- **Stated goal**
Your task is to copy the lines from the line containing "Write the TikZ code for this diagram." through the end of the listing below, both included, without any pictures.

- **Records for this exercise**
------
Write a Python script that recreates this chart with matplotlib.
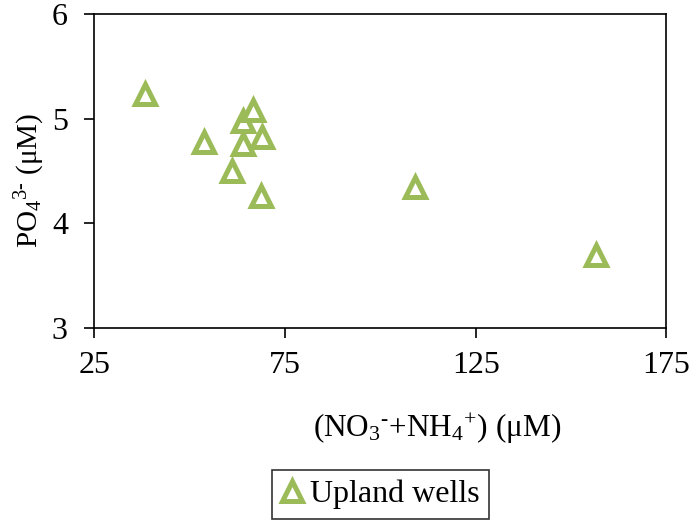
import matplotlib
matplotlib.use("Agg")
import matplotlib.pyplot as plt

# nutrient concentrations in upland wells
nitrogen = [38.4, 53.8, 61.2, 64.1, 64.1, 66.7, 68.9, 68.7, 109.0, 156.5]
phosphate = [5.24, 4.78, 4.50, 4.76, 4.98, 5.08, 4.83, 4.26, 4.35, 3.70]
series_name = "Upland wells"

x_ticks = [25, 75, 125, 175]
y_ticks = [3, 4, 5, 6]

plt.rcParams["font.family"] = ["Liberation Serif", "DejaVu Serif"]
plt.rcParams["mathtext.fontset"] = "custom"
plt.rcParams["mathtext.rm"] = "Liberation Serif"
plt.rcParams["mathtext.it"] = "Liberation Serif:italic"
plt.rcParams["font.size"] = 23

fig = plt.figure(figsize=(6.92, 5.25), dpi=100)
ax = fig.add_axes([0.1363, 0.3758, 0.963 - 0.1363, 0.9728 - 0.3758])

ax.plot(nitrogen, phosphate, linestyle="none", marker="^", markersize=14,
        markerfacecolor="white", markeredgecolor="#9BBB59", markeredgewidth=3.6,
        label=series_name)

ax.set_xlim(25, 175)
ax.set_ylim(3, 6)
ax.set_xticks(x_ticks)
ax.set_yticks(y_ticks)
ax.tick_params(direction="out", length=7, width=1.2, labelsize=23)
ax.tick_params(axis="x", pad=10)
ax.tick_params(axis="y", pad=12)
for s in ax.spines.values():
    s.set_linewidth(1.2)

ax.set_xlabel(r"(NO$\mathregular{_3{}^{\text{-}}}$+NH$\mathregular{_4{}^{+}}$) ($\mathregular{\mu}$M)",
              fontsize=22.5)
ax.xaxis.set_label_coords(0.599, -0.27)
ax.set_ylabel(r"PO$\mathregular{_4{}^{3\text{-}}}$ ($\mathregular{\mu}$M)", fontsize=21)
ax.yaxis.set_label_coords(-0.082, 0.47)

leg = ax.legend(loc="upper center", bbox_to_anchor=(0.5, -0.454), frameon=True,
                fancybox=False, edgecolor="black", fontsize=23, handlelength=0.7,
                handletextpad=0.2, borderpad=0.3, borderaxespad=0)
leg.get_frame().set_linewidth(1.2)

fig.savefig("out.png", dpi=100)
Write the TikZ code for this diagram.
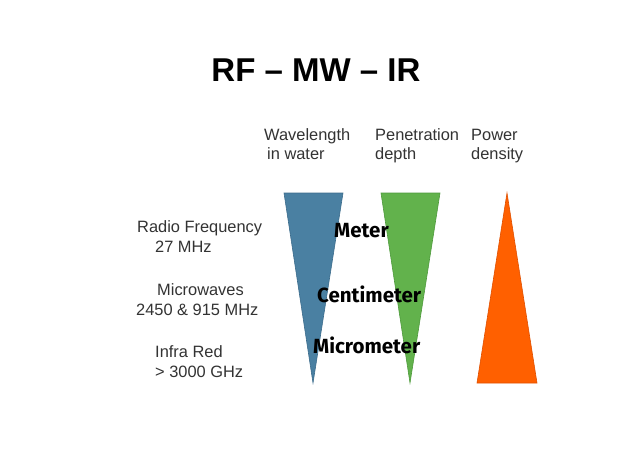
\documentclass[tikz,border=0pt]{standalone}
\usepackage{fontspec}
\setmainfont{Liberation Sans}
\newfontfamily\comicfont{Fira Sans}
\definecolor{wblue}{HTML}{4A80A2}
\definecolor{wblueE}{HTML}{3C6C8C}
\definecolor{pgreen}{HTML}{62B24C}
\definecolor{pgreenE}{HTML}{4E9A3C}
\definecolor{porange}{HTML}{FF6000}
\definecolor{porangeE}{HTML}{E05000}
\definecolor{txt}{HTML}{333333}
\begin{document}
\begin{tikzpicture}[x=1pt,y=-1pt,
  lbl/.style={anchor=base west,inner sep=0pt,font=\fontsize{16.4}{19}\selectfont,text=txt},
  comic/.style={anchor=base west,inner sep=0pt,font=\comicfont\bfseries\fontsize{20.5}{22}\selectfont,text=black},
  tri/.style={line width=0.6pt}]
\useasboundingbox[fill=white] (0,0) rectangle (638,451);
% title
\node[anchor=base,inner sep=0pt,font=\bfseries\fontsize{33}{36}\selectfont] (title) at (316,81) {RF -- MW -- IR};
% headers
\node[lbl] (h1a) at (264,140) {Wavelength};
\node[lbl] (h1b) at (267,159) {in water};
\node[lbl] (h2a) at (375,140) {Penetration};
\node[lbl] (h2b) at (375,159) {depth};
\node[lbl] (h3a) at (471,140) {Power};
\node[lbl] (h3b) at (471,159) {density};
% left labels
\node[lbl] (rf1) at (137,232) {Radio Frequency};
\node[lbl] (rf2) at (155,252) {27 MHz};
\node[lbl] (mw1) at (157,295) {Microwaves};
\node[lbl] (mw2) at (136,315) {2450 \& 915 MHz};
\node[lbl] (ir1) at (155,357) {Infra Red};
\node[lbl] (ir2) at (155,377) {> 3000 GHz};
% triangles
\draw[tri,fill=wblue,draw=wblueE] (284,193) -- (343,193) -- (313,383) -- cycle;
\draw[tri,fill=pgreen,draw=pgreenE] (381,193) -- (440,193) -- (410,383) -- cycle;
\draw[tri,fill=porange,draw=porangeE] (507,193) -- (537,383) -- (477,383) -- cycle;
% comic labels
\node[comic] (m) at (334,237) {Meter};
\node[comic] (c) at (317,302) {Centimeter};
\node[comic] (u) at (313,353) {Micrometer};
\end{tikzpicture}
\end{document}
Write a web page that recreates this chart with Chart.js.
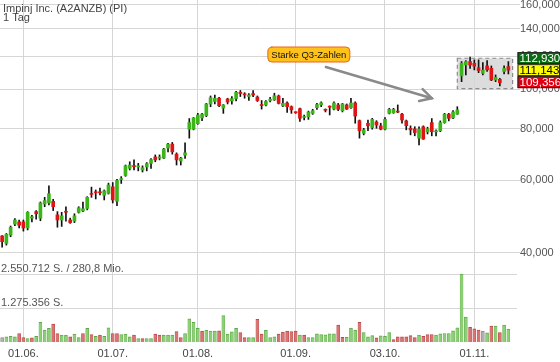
------
- **Exercise answer**
Write the TikZ code for this diagram.
\documentclass[tikz,border=0pt]{standalone}
\usepackage{fontspec}
\setmainfont{Liberation Sans}
\newfontfamily\comicfont{Fira Sans}
\definecolor{wblue}{HTML}{4A80A2}
\definecolor{wblueE}{HTML}{3C6C8C}
\definecolor{pgreen}{HTML}{62B24C}
\definecolor{pgreenE}{HTML}{4E9A3C}
\definecolor{porange}{HTML}{FF6000}
\definecolor{porangeE}{HTML}{E05000}
\definecolor{txt}{HTML}{333333}
\begin{document}
\begin{tikzpicture}[x=1pt,y=-1pt,
  lbl/.style={anchor=base west,inner sep=0pt,font=\fontsize{16.4}{19}\selectfont,text=txt},
  comic/.style={anchor=base west,inner sep=0pt,font=\comicfont\bfseries\fontsize{20.5}{22}\selectfont,text=black},
  tri/.style={line width=0.6pt}]
\useasboundingbox[fill=white] (0,0) rectangle (638,451);
% title
\node[anchor=base,inner sep=0pt,font=\bfseries\fontsize{33}{36}\selectfont] (title) at (316,81) {RF -- MW -- IR};
% headers
\node[lbl] (h1a) at (264,140) {Wavelength};
\node[lbl] (h1b) at (267,159) {in water};
\node[lbl] (h2a) at (375,140) {Penetration};
\node[lbl] (h2b) at (375,159) {depth};
\node[lbl] (h3a) at (471,140) {Power};
\node[lbl] (h3b) at (471,159) {density};
% left labels
\node[lbl] (rf1) at (137,232) {Radio Frequency};
\node[lbl] (rf2) at (155,252) {27 MHz};
\node[lbl] (mw1) at (157,295) {Microwaves};
\node[lbl] (mw2) at (136,315) {2450 \& 915 MHz};
\node[lbl] (ir1) at (155,357) {Infra Red};
\node[lbl] (ir2) at (155,377) {> 3000 GHz};
% triangles
\draw[tri,fill=wblue,draw=wblueE] (284,193) -- (343,193) -- (313,383) -- cycle;
\draw[tri,fill=pgreen,draw=pgreenE] (381,193) -- (440,193) -- (410,383) -- cycle;
\draw[tri,fill=porange,draw=porangeE] (507,193) -- (537,383) -- (477,383) -- cycle;
% comic labels
\node[comic] (m) at (334,237) {Meter};
\node[comic] (c) at (317,302) {Centimeter};
\node[comic] (u) at (313,353) {Micrometer};
\end{tikzpicture}
\end{document}
Write a web page that recreates this chart with Chart.js.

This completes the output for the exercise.